Systems are often willing to acknowledge difference in principle, but far less willing to absorb the disruption it brings in practice. When nothing upstream is allowed to change, difference is quietly reshaped into something manageable, predictable, and non-threatening.
When thinking differently becomes conditional
There is another tension that often goes unnamed. Neurodivergent people, in particular, can find themselves valued only when difference produces something visible. Creativity, productivity, or innovation becomes the reason they are tolerated.
This can create an unspoken expectation to be exceptional simply to belong.
Ordinary days, uneven capacity, or ways of thinking that challenge rather than impress can quickly fall outside what is welcomed. Inclusion becomes conditional within organisations and systems.
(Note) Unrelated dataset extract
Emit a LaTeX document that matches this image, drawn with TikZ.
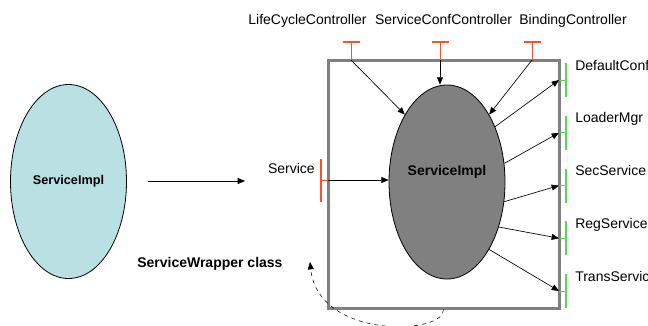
\documentclass[tikz,border=0pt]{standalone}
\usepackage{fontspec}
\setmainfont{Liberation Sans}
\usetikzlibrary{positioning,shapes.geometric,arrows.meta}
\definecolor{implcyan}{RGB}{185,224,226}
\definecolor{implgray}{RGB}{128,128,128}
\definecolor{wrapgray}{RGB}{128,128,128}
\definecolor{ctrlred}{RGB}{255,80,40}
\definecolor{itfgreen}{RGB}{80,220,80}
\tikzset{
    lbl/.style={
        font=\fontsize{10.5}{12}\selectfont,
        inner sep=0pt,
    },
    % Implementation
    impl/.style={
        draw=black,
        line width=0.6pt,
        ellipse,
        minimum width=87pt,
        minimum height=145.5pt,
        inner sep=0pt,
    },
    % Wrapper
    wrapper/.style={
        draw=wrapgray,
        line width=2.25pt,
        rectangle,
        minimum width=173.25pt,
        minimum height=186pt,
        inner sep=0pt,
    },
    % Controller
    ctrl/.style={
        draw=ctrlred,
        line width=1.5pt,
    },
    % Interface
    itf/.style={
        draw=itfgreen,
        line width=1.5pt,
    },
    conn/.style={
        -{Triangle[length=5.5pt,width=4.5pt]},
        line width=0.5pt,
    },
}

\begin{document}
\begin{tikzpicture}[x=0.75pt,y=-0.75pt]
    \useasboundingbox (0,0) rectangle (648,325);

    % Plain implementation
    \node[impl, fill=implcyan, font=\bfseries\fontsize{9.5}{11}\selectfont] (plain) at (68.5,181.5) {ServiceImpl};
    \coordinate (gapL) at (148,181);
    \coordinate (gapR) at (245,181);
    \draw[conn] (gapL) -- (gapR);

    % Wrapper with the wrapped implementation
    \node[wrapper] (wrap) at (443.5,184) {};
    \node[impl, fill=implgray,
        label={[lbl, font=\bfseries\fontsize{10.5}{12}\selectfont, yshift=7.5pt]center:ServiceImpl}]
        (impl) at (447,182) {};

    \node[lbl, font=\bfseries\fontsize{10.5}{12}\selectfont, anchor=base west] (wraplbl) at (137,267) {ServiceWrapper class};
    \coordinate (wraptip) at (310,262);
    \draw[conn, dashed, line width=0.4pt] (wrap.south) .. controls (445,335) and (318,340) .. (wraptip);

    % Service interface
    \coordinate (svc) at (328,180);
    \draw[ctrl] (321,159) -- (321,202);
    \draw[ctrlred, line width=0.75pt] (321,180) -- (svc);
    \node[lbl, anchor=base east] (svclbl) at (315,173) {Service};
    \draw[conn] (svc) -- (svc -| impl.west);

    % Controllers
    \foreach \i/\x/\t/\tx in {1/351/LifeCycleController/307.5,
                              2/440/ServiceConfController/443.5,
                              3/532/BindingController/573} {
        \coordinate (ctrl\i) at (\x,60);
        \draw[ctrl] (\x-8.5,42) -- (\x+8.5,42);
        \draw[ctrlred, line width=0.75pt] (\x,42) -- (ctrl\i);
        \node[lbl, anchor=base] (ctrllbl\i) at (\tx,24) {\t};
    }
    \draw[conn] (ctrl1) -- (impl.122);
    \draw[conn] (ctrl2) -- (ctrl2 |- impl.north);
    \draw[conn] (ctrl3) -- (impl.58.7);

    % Client interfaces
    \foreach \i/\a/\t in {0/49.7/DefaultConf,
                          1/18.7/LoaderMgr,
                          2/-19/SecService,
                          3/-41/RegService,
                          4/-58.8/TransServic} {
        \pgfmathsetmacro{\y}{80+52.75*\i}
        \coordinate (itf\i) at (559,\y);
        \draw[itf] (566,\y-17) -- (566,\y+17);
        \draw[itfgreen, line width=0.75pt] (itf\i) -- (566,\y);
        \node[lbl, anchor=base west] (itflbl\i) at (575,\y-10) {\t};
        \draw[conn] (impl.\a) -- (itf\i);
    }
\end{tikzpicture}
\end{document}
Value becomes transactional.
This is not a failure of individuals to demonstrate value. It is a feature of systems that equate worth with output.
Thinking differently stops being about understanding and starts becoming something to perform.
Recruitment and the problem of legibility
These dynamics are especially visible in recruitment.
Recruitment systems are not neutral. They are primarily designed to reduce uncertainty, rather than to recognise potential.
As a result, they tend to reward predictability over insight, and familiarity over demonstrated capability, even when that capability is already visible in practice.
Globally, recruitment systems tend to reward:
- linear career paths
- familiar institutions
- narrow definitions of “relevant” experience
- and the ability to describe oneself in expected ways
They are generally less capable of recognising:
- non-linear careers
- cross sector experience
- contextual intelligence
- or competence demonstrated in practice rather than narrative
In my own career, this problem of legibility became particularly clear when I returned to education later on.
I worked as a cover supervisor and was well known locally, frequently requested by schools, and trusted in practice to manage classrooms, build relationships, and navigate complex situations.
A cover supervisor is essentially a supply teacher without formal teaching qualifications. The role involves supervising classes, managing behaviour, and delivering pre set work, but is paid at a much lower rate and offers limited progression.
Despite this, those same schools repeatedly rejected me for permanent roles. Feedback focused less on my ability to do the job and more on how I had described myself during applications or interviews.
I was told I had not explicitly explained my knowledge of the curriculum or detailed how I had implemented specific teaching frameworks or strategies.
What was largely ignored was why my teaching worked in practice. Information stuck, pupils were engaged, and lessons were experienced as accessible and enjoyable. Those outcomes mattered less than whether my experience could be narrated in the expected professional language.
The issue was not competence, but legibility. My capability was visible in practice, but difficult for the system to recognise because it did not arrive in the form it was trained to trust.
This kind of mismatch is common. Systems can recognise capability when it is already in front of them, but struggle to trust it when it appears in unfamiliar or non-standard forms.
Thinking differently often blocks progression
This highlights an uncomfortable truth. Thinking differently may help systems improve, but it can also make progression within them more difficult.
Progression depends on predictability, familiarity, and reassurance. People who challenge assumptions or work from broader frames of reference are harder to place. Their thinking introduces uncertainty rather than comfort. As a result, difference is often filtered out before it has a chance to contribute.
What thinking differently actually requires
Thinking differently is not about standing out or being unusual. It is about staying open to challenge, holding uncertainty, and being willing to revise assumptions.
In practice, better thinking tends to emerge only in environments where:
- experience is valued alongside credentials
- disagreement is expected rather than managed away
- insight is not confused with confidence
- and people are not required to prove their worth through constant output
These conditions support neurodivergent thinkers, but they are not neurodivergent specific. They improve decision making and resilience across systems as a whole.
A more honest understanding of difference
Neurodivergent thinking can be powerful when it is grounded in experience, informed by context, and allowed to be questioned. It does not need to be exceptional to be valid. It does not need to justify itself through performance.
Thinking differently, in the modern world, is less about individual traits and more about whether systems are capable of recognising value that does not arrive in familiar forms.
This is why ADHD Pirates focuses on systems, language, and structures, rather than asking individuals to adapt themselves to processes that were never designed with them in mind.
Until that changes, difference is likely to continue to be praised in principle and filtered out in practice.